Here is a relatively short, but complex example (see this page for more examples):
json_example <- '[{
"name": "Chris",
"age": 23,
"address": {
"city": "New York",
"country": "America"
},
"friends": [
{
"name": "Emily",
"hobbies": [ "biking", "music", "gaming" ]
},
{
"name": "John",
"hobbies": [ "soccer", "gaming" ]
}
]
}]'
jsonExample <- fromJSON(json_example)
jsonExample
name age address.city address.country
1 Chris 23 New York America
friends
1 Emily, John, biking, music, gaming, soccer, gaming
flatten(jsonExample)
name age friends address.city
1 Chris 23 Emily, John, biking, music, gaming, soccer, gaming New York
address.country
1 America
jsonExample$friends[[1]]
name hobbies
1 Emily biking, music, gaming
2 John soccer, gaming
Take a look at the list of repositories for a user on GitHub, for example, Hadley Wickham. As I write, this query gives a list of 356 repositories with lots of metadata including short and full names for repositories, a description, and lots more. Some of these data, for example, data about the user associated with each repository are tables in their own right. One way to structure this data would be using a set of tables and a relational database. The approach used here with JSON is to nest one table inside another.
How are nested tables managed in R data tables? The column of a data table can be, as we’ve seen, text, a number, or a date. It can also be another table. What we do below is read the JSON text (follow the link to see the text format of this data) and then convert it into a table, including nested tables. GitHub just gives the first 30 results; this is common with web or database queries where the number of results could be large. You need to ask for more data using the language of the GitHub API if you want it. When you display the main table, the embedded table appears with prefix in the name (columns named owner.XXX
).
(Code output not shown here; run example in your own R session.)

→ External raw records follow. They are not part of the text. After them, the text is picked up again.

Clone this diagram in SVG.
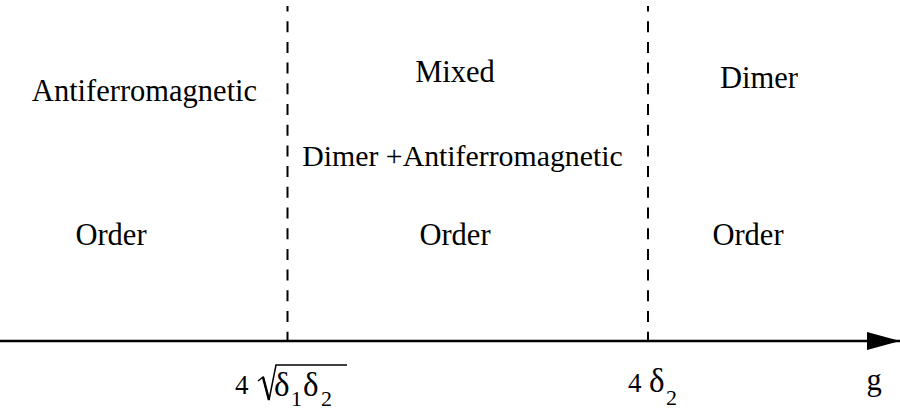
<svg xmlns="http://www.w3.org/2000/svg" width="900" height="420" viewBox="0 0 900 420">
<style>
text{font-family:'Liberation Serif','Tinos','DejaVu Serif','Noto Serif',serif;fill:#000}
.lbl{font-size:30.5px;text-anchor:middle}
.wide{font-size:29.8px}
.dash{stroke:#000;stroke-width:2;stroke-dasharray:11 9.7;fill:none}
.sym{font-size:33px}
.num{font-size:27px}
.sub{font-size:22px}
</style>
<defs>
<marker id="arr" markerUnits="userSpaceOnUse" markerWidth="34" markerHeight="20" refX="33" refY="9" orient="auto">
<path d="M0,0 L33,9 L0,18 Z" fill="#000"/>
</marker>
</defs>
<g id="connectors">
<line x1="0" y1="341" x2="900" y2="341" stroke="#000" stroke-width="2.5" marker-end="url(#arr)"/>
<line class="dash" x1="287.5" y1="6" x2="287.5" y2="341" stroke-dashoffset="5.5"/>
<line class="dash" x1="648" y1="6" x2="648" y2="341" stroke-dashoffset="5.5"/>
</g>
<g id="region-af">
<text class="lbl" x="144.5" y="101">Antiferromagnetic</text>
<text class="lbl" x="111" y="245">Order</text>
</g>
<g id="region-mixed">
<text class="lbl" x="455" y="82">Mixed</text>
<text class="lbl wide" x="462.5" y="166">Dimer +Antiferromagnetic</text>
<text class="lbl" x="455" y="245">Order</text>
</g>
<g id="region-dimer">
<text class="lbl" x="759" y="88">Dimer</text>
<text class="lbl" x="748" y="245">Order</text>
</g>
<g id="label-sqrt">
<text class="num" x="235" y="394">4</text>
<path d="M258,381 L263,377 L269,400 L276,365 L347,365" fill="none" stroke="#000" stroke-width="1.5"/>
<path d="M263,377 L269,400" fill="none" stroke="#000" stroke-width="2.5"/>
<text class="sym" x="274" y="396">δ</text>
<text class="sub" x="291" y="406">1</text>
<text class="sym" x="303" y="396">δ</text>
<text class="sub" x="321" y="406">2</text>
</g>
<g id="label-4d2">
<text class="num" x="628" y="392">4</text>
<text class="sym" x="649" y="392">δ</text>
<text class="sub" x="666" y="405">2</text>
</g>
<g id="label-g">
<text class="lbl" x="874" y="390">g</text>
</g>
</svg>
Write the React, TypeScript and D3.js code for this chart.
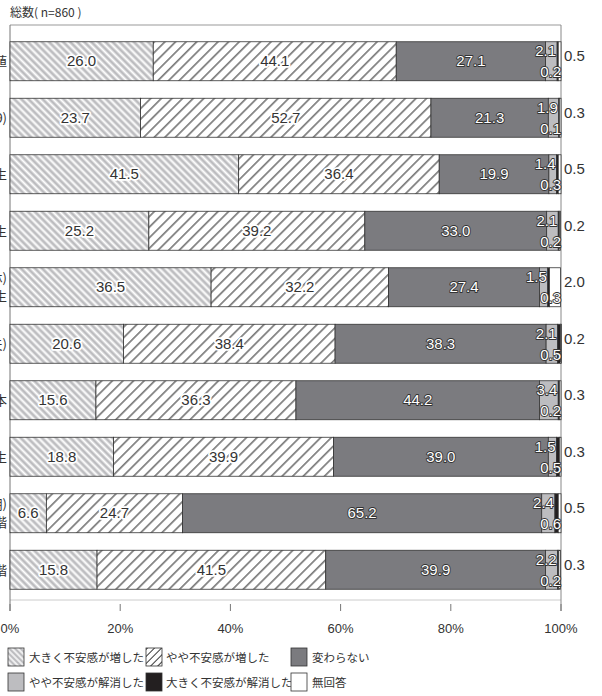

You can get the type of each column using typeof
and sapply
; a column of type list in this example means that column is made of up of tables.
sapply(data2, typeof)
# data2 |> select(where(function(x) typeof(x) == "list")) # to select list columns
If you don’t want to deal with the nested table, you can flatten it into a regular table. The new columns appear at the right side.
flatten(data2)
33.3 Beyond CSV: other data formats
We have relied heavily on the comma separated value format in this course, both because it is a very commonly used format and because it is relatively easy to use. The CSV format has several drawbacks
- the data type for each column is not described, so the computer software needs to “guess” the data type or you need to describe it explicitly,
- there are no standard conventions for variable names, beyond the fact that usually – but not always – the names are given on a single line,
- if a text value in a column has a comma in it (for example, an address), then quotation marks are usually used to delineate the content of the column, but then special “escaping” notation is needed to include a quotation mark in text data, and these mechanisms are not always implemented well or correctly,
- in some locales, a different separator is used (e.g., a semicolon or tab) and number formatting can differ (the decimal separator can be a period or a comma),
- since the file is stored as text, the way the text is encoded will depend on the (human) language used and the country or “locale” where the computer is used, complicating retrieval of the data for someone from another locale,and
- large files are relatively slow to read compared to some other formats.
We will explore two ways of providing metadata for a CSV file, focusing on variable names, data types, and human-readable descriptions for data. We will then look at data storage formats that permit faster work on large datasets.
33.3.1 Frictionless metadata for tables
The frictionless data approach to this problem is to combine a csv file and a metadata file in a “data package”. The metadata includes
- a short name and descriptive title for the package
- a short name and description of each variable in each table
- the data type of each variable
Here is an example using two tables from the palmerpenguins package.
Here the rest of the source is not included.